━━━ Material for this exercise
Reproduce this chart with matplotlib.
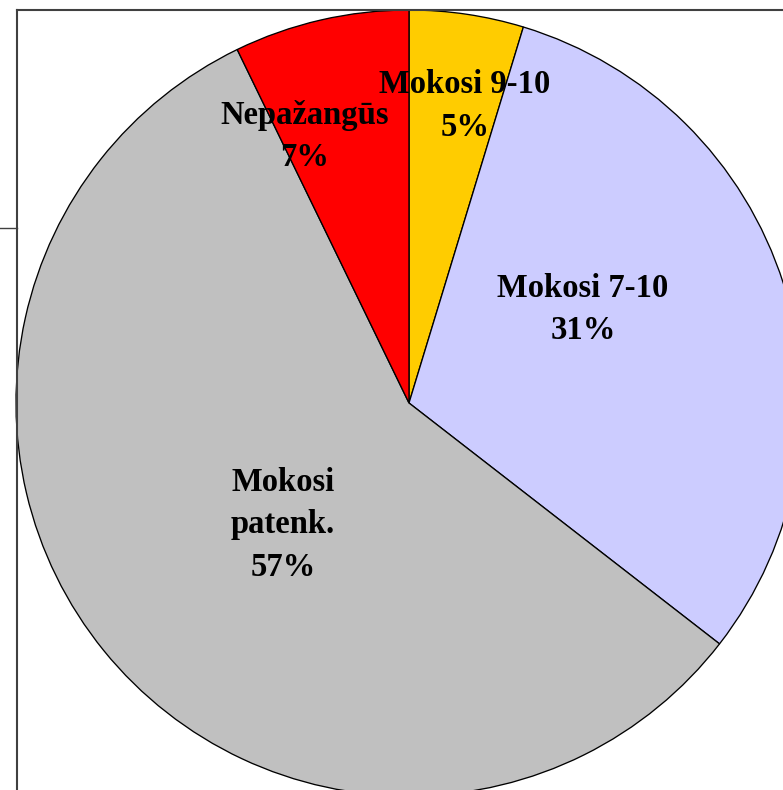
from matplotlib import pyplot as plt
from matplotlib.lines import Line2D

# slices, clockwise from the top
labels = ['Mokosi 9-10\n5%', 'Mokosi 7-10\n31%', 'Mokosi\npatenk.\n57%', 'Nepažangūs\n7%']
shares = [4.7, 30.8, 57.3, 7.2]
colors = ['#FFCC00', '#CCCCFF', '#C0C0C0', '#FF0000']
# label centres, in units of the pie radius
label_xy = [(0.142, 0.756), (0.443, 0.237), (-0.321, -0.310), (-0.265, 0.679)]

W, H = 783, 790
fig = plt.figure(figsize=(W/100, H/100), dpi=100)

# pie centre ~ (409, 403) px, radius ~393 px
cx, cy, r = 409, 403, 393
ax = fig.add_axes([(cx-r)/W, (H-cy-r)/H, 2*r/W, 2*r/H])
ax.pie(shares, colors=colors, startangle=90, counterclock=False, radius=1,
       wedgeprops=dict(edgecolor='black', linewidth=0.95))
ax.set_xlim(-1, 1)
ax.set_ylim(-1, 1)
ax.set_aspect('equal')
ax.axis('off')

for txt, (x, y) in zip(labels, label_xy):
    ax.text(x, y, txt, ha='center', va='center', fontsize=23.5,
            fontweight='bold', family='Liberation Serif', linespacing=1.47)

# chart-area border (left and top edges visible)
fx, fy = 17/W, 1 - 10/H
fig.add_artist(Line2D([fx, fx], [0, fy], color='#404040', lw=1.5))
fig.add_artist(Line2D([fx, 1], [fy, fy], color='#404040', lw=1.5))
fig.add_artist(Line2D([0, fx], [1 - 228/H, 1 - 228/H], color='#404040', lw=1))

plt.savefig('out.png', dpi=100)
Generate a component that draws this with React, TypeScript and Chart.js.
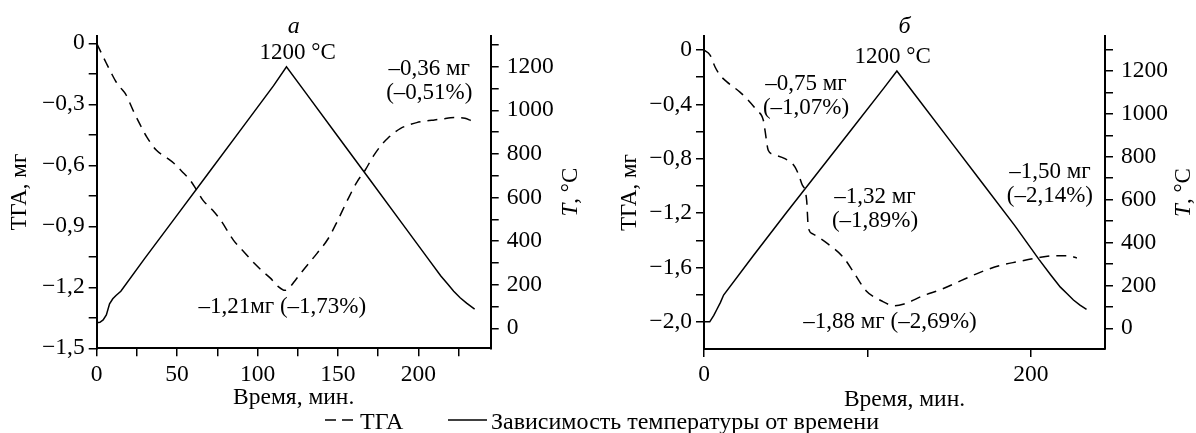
import React, { useEffect, useRef } from 'react';
import { Chart, registerables } from 'chart.js';
Chart.register(...registerables);

const FONT = '"Liberation Serif", "Times New Roman", serif';

// ---------- Panel а ----------
const timeTempA = [0, 2, 4, 6, 8, 10, 12, 15, 30, 50, 70, 90, 110, 118, 130, 150, 170, 190, 205, 214, 218, 222, 226, 230, 235];
const tempA = [25, 27, 38, 61, 112, 135, 150, 170, 322, 519, 717, 915, 1113, 1200, 1080, 880, 680, 480, 330, 240, 205, 170, 140, 115, 88];
const timeTgaA = [0, 4, 6, 9, 12, 15, 18, 23, 27, 31, 37, 43, 48, 53, 58, 62, 66, 72, 77, 85, 92, 98, 103, 108, 113, 117, 120, 124, 130, 137, 144, 150, 156, 162, 167, 172, 177, 181, 185, 189, 194, 199, 205, 210, 215, 220, 225, 229, 233];
const tgaA = [0, -0.066, -0.098, -0.145, -0.189, -0.22, -0.25, -0.336, -0.4, -0.459, -0.525, -0.56, -0.59, -0.63, -0.672, -0.72, -0.771, -0.82, -0.869, -0.968, -1.03, -1.082, -1.12, -1.155, -1.197, -1.215, -1.2, -1.16, -1.1, -1.033, -0.96, -0.869, -0.77, -0.68, -0.623, -0.555, -0.5, -0.467, -0.44, -0.418, -0.402, -0.39, -0.382, -0.377, -0.372, -0.366, -0.365, -0.369, -0.381];

const xTicksA = [0, 25, 50, 75, 100, 125, 150, 175, 200, 225];
const xLabelsA = ['0', '', '50', '', '100', '', '150', '', '200', ''];
const yTicksA = [-1.5, -1.35, -1.2, -1.05, -0.9, -0.75, -0.6, -0.45, -0.3, -0.15, 0];
const yLabelsA = ['−1,5', '', '−1,2', '', '−0,9', '', '−0,6', '', '−0,3', '', '0'];
const tTicksA = [0, 100, 200, 300, 400, 500, 600, 700, 800, 900, 1000, 1100, 1200, 1300];
const tLabelsA = ['0', '', '200', '', '400', '', '600', '', '800', '', '1000', '', '1200', ''];

const notesA = [
  { lines: ['1200 °C'], x: 125, y: -0.077 },
  { lines: ['–1,21мг (–1,73%)'], x: 115.4, y: -1.327 },
  { lines: ['–0,36 мг', '(–0,51%)'], x: 206.8, y: -0.156 },
];

// ---------- Panel б ----------
const timeTempB = [0, 3.5, 6, 8, 10, 12, 30, 50, 70, 90, 110, 118, 130, 150, 170, 190, 205, 212, 218, 222, 226, 230, 234];
const tempB = [30, 30, 60, 90, 120, 155, 337, 535, 730, 925, 1120, 1200, 1080, 880, 680, 480, 320, 250, 192, 162, 132, 108, 88];
const timeTgaB = [0, 3.7, 6.7, 9.8, 14, 17.9, 22, 26.1, 32.2, 36.3, 37.3, 39.3, 42.4, 49.5, 55.7, 59.8, 62.8, 63.8, 66.5, 75.8, 85.2, 92.2, 99.1, 108.4, 116.6, 122.4, 134, 145.6, 157.2, 168.9, 180.5, 192.1, 203.7, 215.4, 222.3, 228.1];
const tgaB = [0, -0.037, -0.123, -0.185, -0.235, -0.271, -0.31, -0.357, -0.443, -0.517, -0.59, -0.738, -0.768, -0.8, -0.861, -0.984, -1.107, -1.304, -1.353, -1.427, -1.525, -1.648, -1.771, -1.845, -1.882, -1.869, -1.808, -1.759, -1.697, -1.636, -1.587, -1.557, -1.53, -1.513, -1.513, -1.53];

const xTicksB = [0, 100, 200];
const xLabelsB = ['0', '', '200'];
const yTicksB = [-2.0, -1.8, -1.6, -1.4, -1.2, -1.0, -0.8, -0.6, -0.4, -0.2, 0];
const yLabelsB = ['−2,0', '', '−1,6', '', '−1,2', '', '−0,8', '', '−0,4', '', '0'];
const tTicksB = [0, 100, 200, 300, 400, 500, 600, 700, 800, 900, 1000, 1100, 1200, 1300];
const tLabelsB = ['0', '', '200', '', '400', '', '600', '', '800', '', '1000', '', '1200', ''];

const notesB = [
  { lines: ['1200 °C'], x: 115.4, y: -0.096 },
  { lines: ['–0,75 мг', '(–1,07%)'], x: 62.4, y: -0.294 },
  { lines: ['–1,32 мг', '(–1,89%)'], x: 104.6, y: -1.126 },
  { lines: ['–1,50 мг', '(–2,14%)'], x: 211.6, y: -0.942 },
  { lines: ['–1,88 мг (–2,69%)'], x: 113.8, y: -2.046 },
];

const xTitle = 'Время, мин.';
const yTitle = 'ТГА, мг';
const legendTga = 'ТГА';
const legendTemp = 'Зависимость температуры от времени';

function pts(xs: number[], ys: number[]) {
  return xs.map((x, i) => ({ x, y: ys[i] }));
}

type PanelCfg = {
  id: string;
  title: string;
  tTime: number[]; temp: number[]; gTime: number[]; tga: number[];
  xTicks: number[]; xLabels: string[]; yTicks: number[]; yLabels: string[];
  tTicks: number[]; tLabels: string[];
  yMin: number; yMax: number; tMin: number; tMax: number; xMax: number;
  padding: { left: number; right: number; top: number; bottom: number };
  leftW: number; rightW: number; bottomH: number;
  yTitleDx: number; tTitleDx: number; xTitleDy: number;
  notes: { lines: string[]; x: number; y: number }[];
  legend: boolean;
};

function makeChart(canvas: HTMLCanvasElement, c: PanelCfg) {
  const tickFont = { family: FONT, size: 23.5 };
  const grid = { display: true, drawOnChartArea: false, drawTicks: true, tickLength: 8, color: '#000', lineWidth: 1.5 };
  const border = { display: true, color: '#000', width: 2 };
  const decor = {
    id: 'decor' + c.id,
    afterDraw(chart: any) {
      const { ctx, chartArea, scales } = chart;
      ctx.save();
      ctx.fillStyle = '#000';
      ctx.strokeStyle = '#000';
      const cx = (chartArea.left + chartArea.right) / 2;
      // panel title
      ctx.font = `italic 24px ${FONT}`;
      ctx.textAlign = 'center';
      ctx.textBaseline = 'alphabetic';
      ctx.fillText(c.title, cx, chartArea.top - 3);
      // x title
      ctx.font = `23.5px ${FONT}`;
      ctx.fillText(xTitle, cx, chartArea.bottom + c.xTitleDy);
      // y titles
      const cy = (chartArea.top + chartArea.bottom) / 2;
      ctx.font = `23px ${FONT}`;
      ctx.save();
      ctx.translate(chartArea.left + c.yTitleDx, cy);
      ctx.rotate(-Math.PI / 2);
      ctx.textBaseline = 'middle';
      ctx.fillText(yTitle, 0, 0);
      ctx.restore();
      ctx.save();
      ctx.translate(chartArea.right + c.tTitleDx, cy);
      ctx.rotate(-Math.PI / 2);
      ctx.textBaseline = 'middle';
      ctx.textAlign = 'left';
      ctx.font = `italic 23px ${FONT}`;
      const w1 = ctx.measureText('T').width;
      ctx.font = `23px ${FONT}`;
      const w2 = ctx.measureText(', °C').width;
      const start = -(w1 + w2) / 2;
      ctx.font = `italic 23px ${FONT}`;
      ctx.fillText('T', start, 0);
      ctx.font = `23px ${FONT}`;
      ctx.fillText(', °C', start + w1, 0);
      ctx.restore();
      // annotations
      ctx.font = `23px ${FONT}`;
      ctx.textAlign = 'center';
      ctx.textBaseline = 'alphabetic';
      for (const n of c.notes) {
        const px = scales.x.getPixelForValue(n.x);
        const py = scales.y.getPixelForValue(n.y);
        n.lines.forEach((s, i) => ctx.fillText(s, px, py + i * 24));
      }
      // legend
      if (c.legend) {
        const ly = 420;
        ctx.lineWidth = 1.5;
        ctx.setLineDash([11, 6]);
        ctx.beginPath();
        ctx.moveTo(325, ly);
        ctx.lineTo(354, ly);
        ctx.stroke();
        ctx.setLineDash([]);
        ctx.beginPath();
        ctx.moveTo(448, ly);
        ctx.lineTo(487, ly);
        ctx.stroke();
        ctx.font = `24px ${FONT}`;
        ctx.textAlign = 'left';
        ctx.fillText(legendTga, 360, 429);
        ctx.fillText(legendTemp, 491, 429);
      }
      ctx.restore();
    },
  };

  return new Chart(canvas, {
    type: 'line',
    data: {
      datasets: [
        {
          label: legendTga,
          data: pts(c.gTime, c.tga),
          yAxisID: 'y',
          borderColor: '#000',
          borderWidth: 1.5,
          borderDash: [10, 7],
          pointRadius: 0,
          fill: false,
          cubicInterpolationMode: 'monotone',
        },
        {
          label: legendTemp,
          data: pts(c.tTime, c.temp),
          yAxisID: 'y1',
          borderColor: '#000',
          borderWidth: 1.5,
          pointRadius: 0,
          fill: false,
          tension: 0,
        },
      ],
    },
    options: {
      animation: false,
      responsive: false,
      events: [],
      layout: { padding: c.padding },
      plugins: { legend: { display: false }, tooltip: { enabled: false }, title: { display: false } },
      scales: {
        x: {
          type: 'linear',
          position: 'bottom',
          min: 0,
          max: c.xMax,
          grid,
          border,
          afterBuildTicks: (s: any) => { s.ticks = c.xTicks.map((v) => ({ value: v })); },
          afterFit: (s: any) => { s.height = c.bottomH; },
          ticks: {
            color: '#000', font: tickFont, padding: 4, autoSkip: false, maxRotation: 0,
            callback: (_v: any, i: number) => c.xLabels[i],
          },
        },
        y: {
          type: 'linear',
          position: 'left',
          min: c.yMin,
          max: c.yMax,
          grid,
          border,
          afterBuildTicks: (s: any) => { s.ticks = c.yTicks.map((v) => ({ value: v })); },
          afterFit: (s: any) => { s.width = c.leftW; },
          ticks: {
            color: '#000', font: tickFont, padding: 4, autoSkip: false,
            callback: (_v: any, i: number) => c.yLabels[i],
          },
        },
        y1: {
          type: 'linear',
          position: 'right',
          min: c.tMin,
          max: c.tMax,
          grid,
          border,
          afterBuildTicks: (s: any) => { s.ticks = c.tTicks.map((v) => ({ value: v })); },
          afterFit: (s: any) => { s.width = c.rightW; },
          ticks: {
            color: '#000', font: tickFont, padding: 8, autoSkip: false,
            callback: (_v: any, i: number) => c.tLabels[i],
          },
        },
      },
    },
    plugins: [decor],
  } as any);
}

const panelA: PanelCfg = {
  id: 'a', title: 'а',
  tTime: timeTempA, temp: tempA, gTime: timeTgaA, tga: tgaA,
  xTicks: xTicksA, xLabels: xLabelsA, yTicks: yTicksA, yLabels: yLabelsA, tTicks: tTicksA, tLabels: tLabelsA,
  yMin: -1.5, yMax: 0.036, tMin: -92, tMax: 1341, xMax: 245,
  padding: { left: 0, right: 596, top: 36, bottom: 0 },
  leftW: 96.7, rightW: 109.3, bottomH: 84.7,
  yTitleDx: -77, tTitleDx: 80, xTitleDy: 56,
  notes: notesA, legend: true,
};

const panelB: PanelCfg = {
  id: 'b', title: 'б',
  tTime: timeTempB, temp: tempB, gTime: timeTgaB, tga: tgaB,
  xTicks: xTicksB, xLabels: xLabelsB, yTicks: yTicksB, yLabels: yLabelsB, tTicks: tTicksB, tLabels: tLabelsB,
  yMin: -2.2, yMax: 0.103, tMin: -96.5, tMax: 1363, xMax: 245.3,
  padding: { left: 600, right: 0, top: 36, bottom: 0 },
  leftW: 104, rightW: 91, bottomH: 84,
  yTitleDx: -74, tTitleDx: 79, xTitleDy: 57,
  notes: notesB, legend: false,
};

export default function App() {
  const refA = useRef<HTMLCanvasElement>(null);
  const refB = useRef<HTMLCanvasElement>(null);
  useEffect(() => {
    const a = makeChart(refA.current!, panelA);
    const b = makeChart(refB.current!, panelB);
    return () => { a.destroy(); b.destroy(); };
  }, []);
  const cs: React.CSSProperties = { position: 'absolute', left: 0, top: 0, width: 1196, height: 433 };
  return (
    <div style={{ position: 'absolute', left: 0, top: 0, width: 1196, height: 433, background: '#fff' }}>
      <canvas ref={refA} width={1196} height={433} style={cs} />
      <canvas ref={refB} width={1196} height={433} style={cs} />
    </div>
  );
}
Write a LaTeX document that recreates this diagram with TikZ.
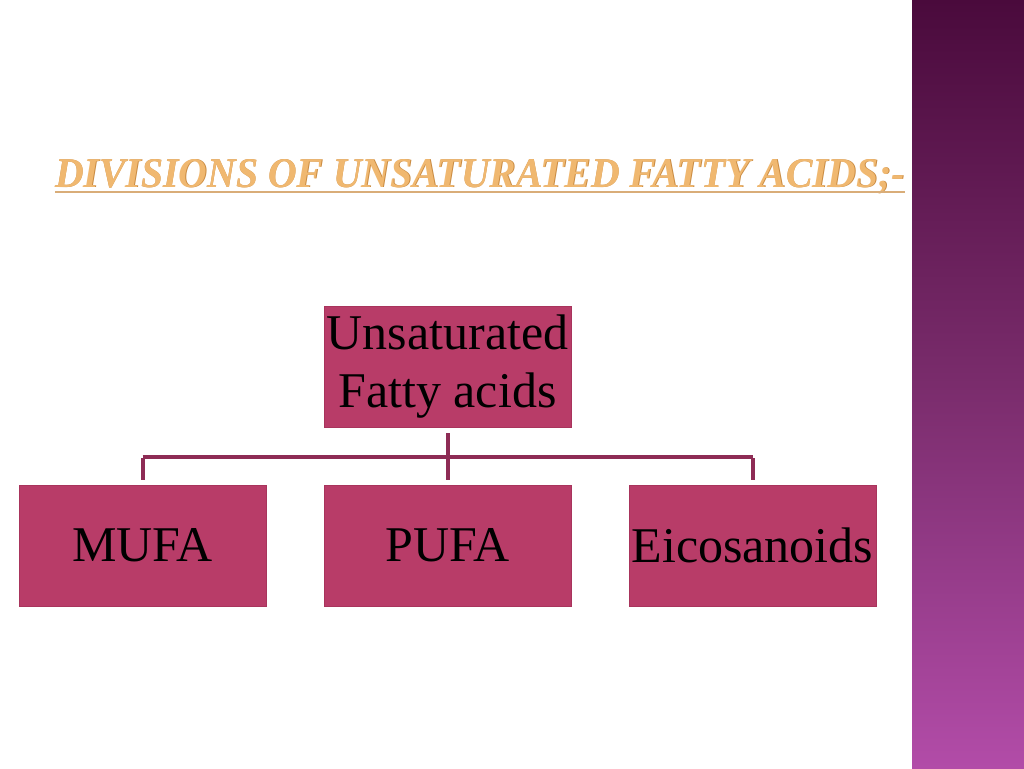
\documentclass[tikz,border=0pt]{standalone}
\usepackage{fontspec}
\setmainfont{Liberation Serif}
\usetikzlibrary{positioning}
\definecolor{boxfill}{HTML}{B83C68}
\definecolor{boxedge}{HTML}{A8345C}
\definecolor{linkcol}{HTML}{8E2C55}
\definecolor{bartop}{HTML}{4A0A3C}
\definecolor{barmid}{HTML}{7A2C6C}
\definecolor{barbot}{HTML}{B24CA8}
\definecolor{titlecol}{HTML}{F0B870}
\definecolor{titleedge}{HTML}{C98A40}
\tikzset{
  box/.style={rectangle, fill=boxfill, draw=boxedge, line width=0.6pt,
    minimum width=247pt, minimum height=121pt, inner sep=2pt,
    font=\fontsize{50}{58}\selectfont, text=black, align=center},
  link/.style={draw=linkcol, line width=4pt}
}
\begin{document}
\begin{tikzpicture}[x=1pt,y=-1pt]
\useasboundingbox (0,0) rectangle (1024,768);
\fill[white] (0,0) rectangle (1024,768);
% right bar gradient
\shade[top color=bartop, bottom color=barmid] (912,0) rectangle (1024,384);
\shade[top color=barmid, bottom color=barbot] (912,384) rectangle (1024,768);
% title
\node[anchor=base west, inner sep=0pt, text=titleedge] at (55.6,187.6)
  {\resizebox{850pt}{28pt}{\bfseries\itshape DIVISIONS OF UNSATURATED FATTY ACIDS;-}};
\node[anchor=base west, inner sep=0pt, text=titlecol] (title) at (55,187)
  {\resizebox{850pt}{28pt}{\bfseries\itshape DIVISIONS OF UNSATURATED FATTY ACIDS;-}};
\draw[titleedge!70, line width=1.2pt] (55,192) -- (905,192);
% boxes
\node[box] (top) at (447.5,366.5) {Unsaturated\\Fatty acids};
\node[box] (mufa) at (142.5,545.5) {MUFA};
\node[box] (pufa) at (447.5,545.5) {PUFA};
\node[box] (eico) at (752.5,545.5) {Eicosanoids};
% connectors
\coordinate (hub) at (447.5,457);
\coordinate (hl) at (142.5,457);
\coordinate (hr) at (752.5,457);
\draw[link] ([yshift=-6pt]top.south) -- (hub);
\draw[link] (hl) -- (hr);
\draw[link] ([yshift=-1pt]hl) -- ([yshift=5pt]mufa.north);
\draw[link] (hub) -- ([yshift=5pt]pufa.north);
\draw[link] ([yshift=-1pt]hr) -- ([yshift=5pt]eico.north);
\end{tikzpicture}
\end{document}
━━━━━━
_Do this_: Take the lines above from the top of the records through the one with "from matplotlib.lines import Line2D" and repeat them exactly, without any pictures.

_Correct response_:
Reproduce this chart with matplotlib.
from matplotlib import pyplot as plt
from matplotlib.lines import Line2D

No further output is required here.